Martin Redish, joined by Peter Julian and Samantha Zyontz, is coming out with a new article, "Cy Pres Relief and the Pathologies of the Modern Class Action: A Normative and Empirical Analysis." It’s well-researched, and well-written, but I want to address the strategic implications of some of their arguments.

Cy pres relief (from the old Norman, roughly meaning "next best") is a form of relief courts use when they cannot distribute damages to the entire class, either because some class members cannot be found, or because some won’t bother to collect. The defendant sets aside the total amount it will pay, and anything left over after distribution gets donated to an appropriate non-profit that would approximate relief to the class. Cy pres relief has been controversial. Supporters argue that it can enhance deterrence by increasing the defendant’s payout, can provide social good by funding organizations with noble goals, and can help parties agree on larger settlement amounts. Critics argue that cy pres relief is often used to inflate plaintiffs’ attorneys’ fees (which increase with the size of the settlement), and that the "charities" often don’t help the class — they’re frequently law schools or even nonprofits that benefit the defendants.

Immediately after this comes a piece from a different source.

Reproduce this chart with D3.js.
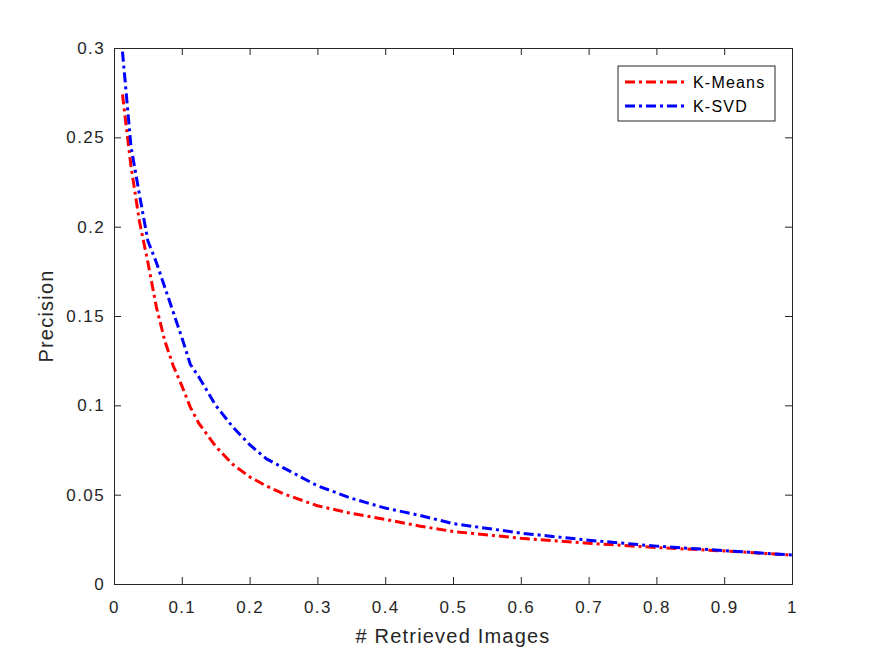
<!DOCTYPE html>
<html>
<head>
<meta charset="utf-8">
<script src="https://cdn.jsdelivr.net/npm/d3@7"></script>
<style>
  body { margin: 0; background: #fff; }
  text { font-family: "Liberation Sans", Arial, sans-serif; fill: #262626; }
</style>
</head>
<body>
<div id="chart"></div>
<script>
// values
let xValues = [0.0125, 0.025, 0.0375, 0.05, 0.0625, 0.075, 0.0875, 0.1, 0.1125, 0.125,
               0.15, 0.175, 0.2, 0.225, 0.25, 0.3, 0.35, 0.4, 0.45, 0.5, 0.6, 0.7, 0.8, 0.9, 1.0];
let kMeans = [0.274, 0.234, 0.203, 0.180, 0.155, 0.136, 0.122, 0.111, 0.099, 0.090,
              0.077, 0.067, 0.060, 0.0548, 0.0505, 0.0438, 0.0395, 0.0362, 0.0325, 0.0294,
              0.0256, 0.0228, 0.0204, 0.0185, 0.0162];
let kSvd = [0.298, 0.245, 0.218, 0.192, 0.180, 0.166, 0.152, 0.138, 0.123, 0.116,
            0.100, 0.088, 0.078, 0.070, 0.065, 0.055, 0.048, 0.0425, 0.0385, 0.0338,
            0.0285, 0.0245, 0.0212, 0.0187, 0.0162];
let seriesNames = ["K-Means", "K-SVD"];
let seriesColors = ["#ff0000", "#0000ff"];
let xTicks = [0, 0.1, 0.2, 0.3, 0.4, 0.5, 0.6, 0.7, 0.8, 0.9, 1];
let yTicks = [0, 0.05, 0.1, 0.15, 0.2, 0.25, 0.3];

let margin = {left: 114, right: 83, top: 48, bottom: 73};
let width = 875 - margin.left - margin.right;
let height = 657 - margin.top - margin.bottom;

let svg = d3.select("#chart").append("svg")
    .attr("width", 875)
    .attr("height", 657)
    .append("g")
    .attr("transform", "translate(" + margin.left + "," + margin.top + ")");

let x = d3.scaleLinear().domain([0, 1]).range([0, width]);
let y = d3.scaleLinear().domain([0, 0.3]).range([height, 0]);

let fmt = d => d3.format("")(+d.toFixed(2));
let axisColor = "#262626";

// bottom / left axes with inward ticks, top / right mirrored
let axBottom = svg.append("g").attr("transform", "translate(0," + height + ")")
    .call(d3.axisBottom(x).tickValues(xTicks).tickSize(-7).tickPadding(17).tickFormat(fmt));
let axLeft = svg.append("g")
    .call(d3.axisLeft(y).tickValues(yTicks).tickSize(-7).tickPadding(9).tickFormat(fmt));
let axTop = svg.append("g")
    .call(d3.axisTop(x).tickValues(xTicks).tickSize(-7).tickFormat(""));
let axRight = svg.append("g").attr("transform", "translate(" + width + ",0)")
    .call(d3.axisRight(y).tickValues(yTicks).tickSize(-7).tickFormat(""));

[axBottom, axLeft, axTop, axRight].forEach(g => {
    g.select(".domain").attr("stroke", axisColor).attr("stroke-width", 1);
    g.selectAll(".tick line").attr("stroke", axisColor);
    g.selectAll(".tick text").style("font-size", "17px").style("letter-spacing", "1.4px").attr("fill", axisColor);
});

// axis labels
svg.append("text")
    .attr("x", width / 2)
    .attr("y", height + 59)
    .style("text-anchor", "middle")
    .style("font-size", "20px")
    .style("letter-spacing", "1.2px")
    .text("# Retrieved Images");

svg.append("text")
    .attr("transform", "translate(-61," + height / 2 + ") rotate(-90)")
    .style("text-anchor", "middle")
    .style("font-size", "20px")
    .style("letter-spacing", "1.2px")
    .text("Precision");

// lines
let line = d3.line().x(d => x(d[0])).y(d => y(d[1]));
let series = [kMeans, kSvd];
series.forEach((vals, i) => {
    svg.append("path")
        .attr("d", line(xValues.map((xv, j) => [xv, vals[j]])))
        .attr("fill", "none")
        .attr("stroke", seriesColors[i])
        .attr("stroke-width", 3)
        .attr("stroke-dasharray", "10,4,3,4");
});

// legend
let legend = svg.append("g").attr("transform", "translate(" + (618 - margin.left) + "," + (66 - margin.top) + ")");
legend.append("rect")
    .attr("width", 157)
    .attr("height", 55)
    .attr("fill", "#fff")
    .attr("stroke", axisColor)
    .attr("stroke-width", 1);
seriesNames.forEach((name, i) => {
    let yy = 16 + i * 24;
    legend.append("line")
        .attr("x1", 7).attr("x2", 69)
        .attr("y1", yy).attr("y2", yy)
        .attr("stroke", seriesColors[i])
        .attr("stroke-width", 3)
        .attr("stroke-dasharray", "10,4,3,4");
    legend.append("text")
        .attr("x", 75)
        .attr("y", yy + 6)
        .style("font-size", "16px")
        .style("letter-spacing", "1.2px")
        .style("fill", "#000")
        .text(name);
});
</script>
</body>
</html>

For defendants, cy pres relief is a mixed blessing. It’s useful in crafting settlements, but plaintiffs in contested class actions may invoke it as a way of persuading a court to certify a procedurally problematic class.

Redish and Co. side squarely with the critics. "In a variety of ways, use of cy pres threatens to create or foster ‘pathologies’ of the modern class action." (By "pathologies," they mean ways in which class actions exceed the legal limitations imposed by the Constitution and the Rules Enabling Act.) Their primary criticism is that class actions are procedural, not substantive devices (a familiar argument for defense counsel). As a result, they argue, cy pres relief shouldn’t be available to class plaintiffs any more than it would be to an individual plaintiff.

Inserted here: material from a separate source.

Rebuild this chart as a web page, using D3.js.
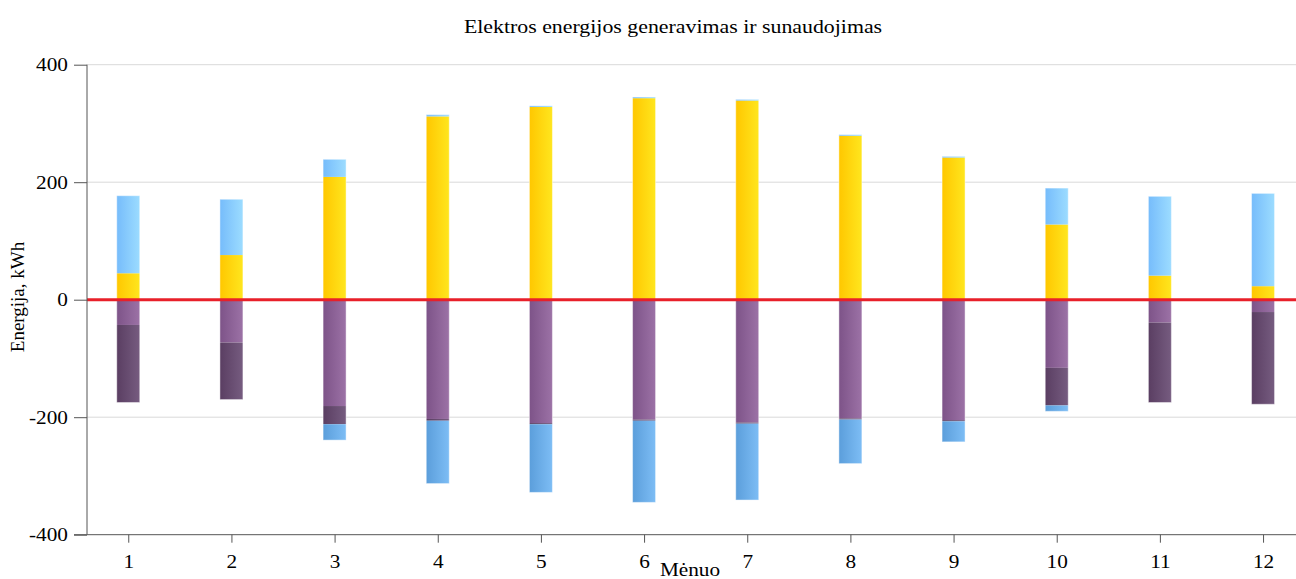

It’s an interesting argument doctrinally. But from a pragmatic standpoint, it’s difficult to see who would make it. While plaintiffs have argued for cy pres relief when seeking to certify a class for litigation, they usually invoke it when the parties are settling. At that point, both plaintiffs and defendants have aligned interests (finalizing the settlement), so presumably they’ve both agreed to include cy pres relief.

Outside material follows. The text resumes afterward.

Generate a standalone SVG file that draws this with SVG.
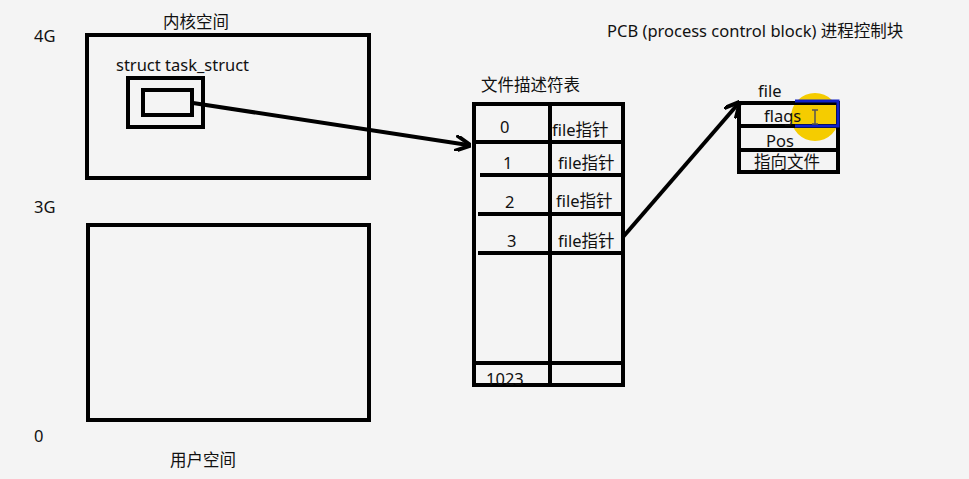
<svg xmlns="http://www.w3.org/2000/svg" width="969" height="479" viewBox="0 0 969 479">
<defs>
<style>
text{font-family:"Noto Sans","Noto Sans CJK SC",sans-serif;font-size:16.5px;fill:#111}
.b{fill:none;stroke:#000;stroke-width:4}
.l{stroke:#000;stroke-width:4;fill:none}
</style>
<marker id="ah" viewBox="0 0 10 10" refX="8" refY="5" markerWidth="4" markerHeight="4" orient="auto"><path d="M0,0 L10,5 L0,10" fill="none" stroke="#000" stroke-width="2.5"/></marker>
</defs>
<rect width="969" height="479" fill="#f4f4f4"/>
<g id="labels">
<text x="34" y="42">4G</text>
<text x="34" y="213">3G</text>
<text x="34" y="442">0</text>
<text x="607" y="37">PCB  (process control block) 进程控制块</text>
</g>
<g id="kernel">
<rect class="b" x="87" y="35" width="282" height="143"/>
<text x="163" y="28">内核空间</text>
<text x="116" y="71">struct task_struct</text>
<rect class="b" x="128" y="78" width="75" height="49"/>
<rect class="b" x="143" y="90" width="49" height="25"/>
</g>
<g id="user">
<rect class="b" x="88" y="225" width="281" height="195"/>
<text x="170" y="466">用户空间</text>
</g>
<g id="fdtable">
<text x="481" y="91">文件描述符表</text>
<rect class="b" x="474" y="104" width="149" height="281"/>
<line class="l" x1="550" y1="104" x2="550" y2="385"/>
<line class="l" x1="474" y1="142" x2="623" y2="142"/>
<line class="l" x1="480" y1="175" x2="623" y2="175"/>
<line class="l" x1="478" y1="214" x2="623" y2="214"/>
<line class="l" x1="478" y1="253" x2="623" y2="253"/>
<line class="l" x1="474" y1="363" x2="623" y2="363"/>
<text x="500" y="133">0</text>
<text x="552" y="136">file指针</text>
<text x="503" y="169">1</text>
<text x="558" y="169">file指针</text>
<text x="505" y="208">2</text>
<text x="556" y="207">file指针</text>
<text x="507" y="247">3</text>
<text x="558" y="247">file指针</text>
<text x="486" y="385">1023</text>
</g>
<g id="file">
<text x="758" y="97">file</text>
<circle cx="815" cy="117" r="24" fill="#f5cc00"/>
<rect class="b" x="739" y="103" width="99" height="69"/>
<line class="l" x1="739" y1="126" x2="838" y2="126"/>
<line class="l" x1="739" y1="150" x2="838" y2="150"/>
<path d="M795,101 H838 V126 H795" fill="none" stroke="#1020c8" stroke-width="3"/>
<text x="764" y="122">flags</text>
<text x="766" y="147">Pos</text>
<text x="754" y="168">指向文件</text>
<line x1="815" y1="110" x2="815" y2="124" stroke="#555" stroke-width="1.5"/>
<line x1="812" y1="110" x2="818" y2="110" stroke="#555" stroke-width="1.5"/>
<line x1="812" y1="124" x2="818" y2="124" stroke="#555" stroke-width="1.5"/>
</g>
<g id="connectors">
<line class="l" x1="193" y1="103" x2="468" y2="145" marker-end="url(#ah)"/>
<line class="l" x1="623" y1="237" x2="738" y2="104" marker-end="url(#ah)"/>
</g>
</svg>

That leaves objectors. However, most objectors tend to be members of the class action plaintiffs’ bar. (Usually, they’re either plaintiffs from competing class actions, or plaintiffs’ counsel who have a sideline in objecting to class settlements for cash.) In either case, they’re unlikely to raise an argument that might be used against them in the future. There are some tort-reform groups that, for ideological reasons, object to some settlements that include cy pres relief. But, for the most part, Redish’s argument is an intriguing one that practitioners are unlikely to encounter.